Exactly as written, quote every line that follows, skipping the images.

Data section:
■ ■ ■ ■ ■ ■ ■

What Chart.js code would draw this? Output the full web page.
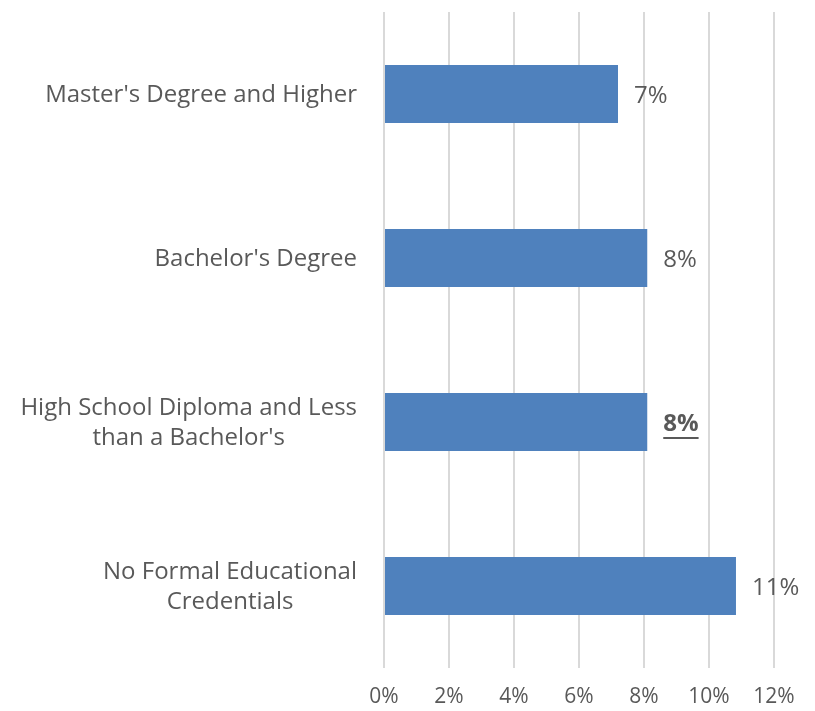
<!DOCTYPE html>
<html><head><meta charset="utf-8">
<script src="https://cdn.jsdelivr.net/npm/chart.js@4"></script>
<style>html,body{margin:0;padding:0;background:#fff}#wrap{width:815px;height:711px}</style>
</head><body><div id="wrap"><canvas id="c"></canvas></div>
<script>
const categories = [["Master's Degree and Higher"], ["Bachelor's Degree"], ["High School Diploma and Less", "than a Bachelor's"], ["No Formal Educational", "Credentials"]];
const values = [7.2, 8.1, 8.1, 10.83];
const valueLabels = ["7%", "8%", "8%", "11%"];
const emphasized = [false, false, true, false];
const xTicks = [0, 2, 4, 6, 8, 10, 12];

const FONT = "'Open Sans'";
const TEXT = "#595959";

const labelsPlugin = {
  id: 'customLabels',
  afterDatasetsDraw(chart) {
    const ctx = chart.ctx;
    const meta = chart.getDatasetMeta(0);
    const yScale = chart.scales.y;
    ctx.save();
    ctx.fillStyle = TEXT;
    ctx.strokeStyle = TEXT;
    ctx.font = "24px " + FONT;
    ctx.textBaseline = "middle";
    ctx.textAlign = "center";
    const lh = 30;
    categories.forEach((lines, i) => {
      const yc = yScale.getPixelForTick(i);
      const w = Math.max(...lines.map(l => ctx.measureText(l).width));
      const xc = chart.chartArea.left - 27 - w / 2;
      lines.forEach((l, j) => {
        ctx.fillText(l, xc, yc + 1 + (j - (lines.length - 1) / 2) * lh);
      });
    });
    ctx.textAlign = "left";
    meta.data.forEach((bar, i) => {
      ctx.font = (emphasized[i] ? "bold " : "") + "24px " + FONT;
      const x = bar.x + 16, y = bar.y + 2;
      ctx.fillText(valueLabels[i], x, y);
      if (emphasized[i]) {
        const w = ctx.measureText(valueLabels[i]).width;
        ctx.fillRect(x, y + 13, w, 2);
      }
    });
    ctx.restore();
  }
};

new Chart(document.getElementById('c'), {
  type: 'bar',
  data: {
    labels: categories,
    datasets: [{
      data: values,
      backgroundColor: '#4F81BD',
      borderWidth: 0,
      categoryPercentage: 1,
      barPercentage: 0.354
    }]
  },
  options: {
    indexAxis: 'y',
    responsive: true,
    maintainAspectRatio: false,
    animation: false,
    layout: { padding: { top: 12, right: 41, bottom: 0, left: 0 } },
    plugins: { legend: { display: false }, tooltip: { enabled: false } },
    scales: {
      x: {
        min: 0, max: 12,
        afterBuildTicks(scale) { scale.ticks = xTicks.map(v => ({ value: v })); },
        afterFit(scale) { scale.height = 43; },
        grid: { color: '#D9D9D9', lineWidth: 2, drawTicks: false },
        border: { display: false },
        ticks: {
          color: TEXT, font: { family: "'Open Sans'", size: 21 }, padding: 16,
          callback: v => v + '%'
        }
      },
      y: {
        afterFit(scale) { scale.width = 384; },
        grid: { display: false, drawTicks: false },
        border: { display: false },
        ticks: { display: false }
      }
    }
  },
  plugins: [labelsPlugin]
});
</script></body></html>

■ ■ ■ ■ ■ ■ ■

Exercise response:
What Chart.js code would draw this? Output the full web page.
<!DOCTYPE html>
<html><head><meta charset="utf-8">
<script src="https://cdn.jsdelivr.net/npm/chart.js@4"></script>
<style>html,body{margin:0;padding:0;background:#fff}#wrap{width:815px;height:711px}</style>
</head><body><div id="wrap"><canvas id="c"></canvas></div>
<script>
const categories = [["Master's Degree and Higher"], ["Bachelor's Degree"], ["High School Diploma and Less", "than a Bachelor's"], ["No Formal Educational", "Credentials"]];
const values = [7.2, 8.1, 8.1, 10.83];
const valueLabels = ["7%", "8%", "8%", "11%"];
const emphasized = [false, false, true, false];
const xTicks = [0, 2, 4, 6, 8, 10, 12];

const FONT = "'Open Sans'";
const TEXT = "#595959";

const labelsPlugin = {
  id: 'customLabels',
  afterDatasetsDraw(chart) {
    const ctx = chart.ctx;
    const meta = chart.getDatasetMeta(0);
    const yScale = chart.scales.y;
    ctx.save();
    ctx.fillStyle = TEXT;
    ctx.strokeStyle = TEXT;
    ctx.font = "24px " + FONT;
    ctx.textBaseline = "middle";
    ctx.textAlign = "center";
    const lh = 30;
    categories.forEach((lines, i) => {
      const yc = yScale.getPixelForTick(i);
      const w = Math.max(...lines.map(l => ctx.measureText(l).width));
      const xc = chart.chartArea.left - 27 - w / 2;
      lines.forEach((l, j) => {
        ctx.fillText(l, xc, yc + 1 + (j - (lines.length - 1) / 2) * lh);
      });
    });
    ctx.textAlign = "left";
    meta.data.forEach((bar, i) => {
      ctx.font = (emphasized[i] ? "bold " : "") + "24px " + FONT;
      const x = bar.x + 16, y = bar.y + 2;
      ctx.fillText(valueLabels[i], x, y);
      if (emphasized[i]) {
        const w = ctx.measureText(valueLabels[i]).width;
        ctx.fillRect(x, y + 13, w, 2);
      }
    });
    ctx.restore();
  }
};

new Chart(document.getElementById('c'), {
  type: 'bar',
  data: {
    labels: categories,
    datasets: [{
      data: values,
      backgroundColor: '#4F81BD',
      borderWidth: 0,
      categoryPercentage: 1,
      barPercentage: 0.354
    }]
  },
  options: {
    indexAxis: 'y',
    responsive: true,
    maintainAspectRatio: false,
    animation: false,
    layout: { padding: { top: 12, right: 41, bottom: 0, left: 0 } },
    plugins: { legend: { display: false }, tooltip: { enabled: false } },
    scales: {
      x: {
        min: 0, max: 12,
        afterBuildTicks(scale) { scale.ticks = xTicks.map(v => ({ value: v })); },
        afterFit(scale) { scale.height = 43; },
        grid: { color: '#D9D9D9', lineWidth: 2, drawTicks: false },
        border: { display: false },
        ticks: {
          color: TEXT, font: { family: "'Open Sans'", size: 21 }, padding: 16,
          callback: v => v + '%'
        }
      },
      y: {
        afterFit(scale) { scale.width = 384; },
        grid: { display: false, drawTicks: false },
        border: { display: false },
        ticks: { display: false }
      }
    }
  },
  plugins: [labelsPlugin]
});
</script></body></html>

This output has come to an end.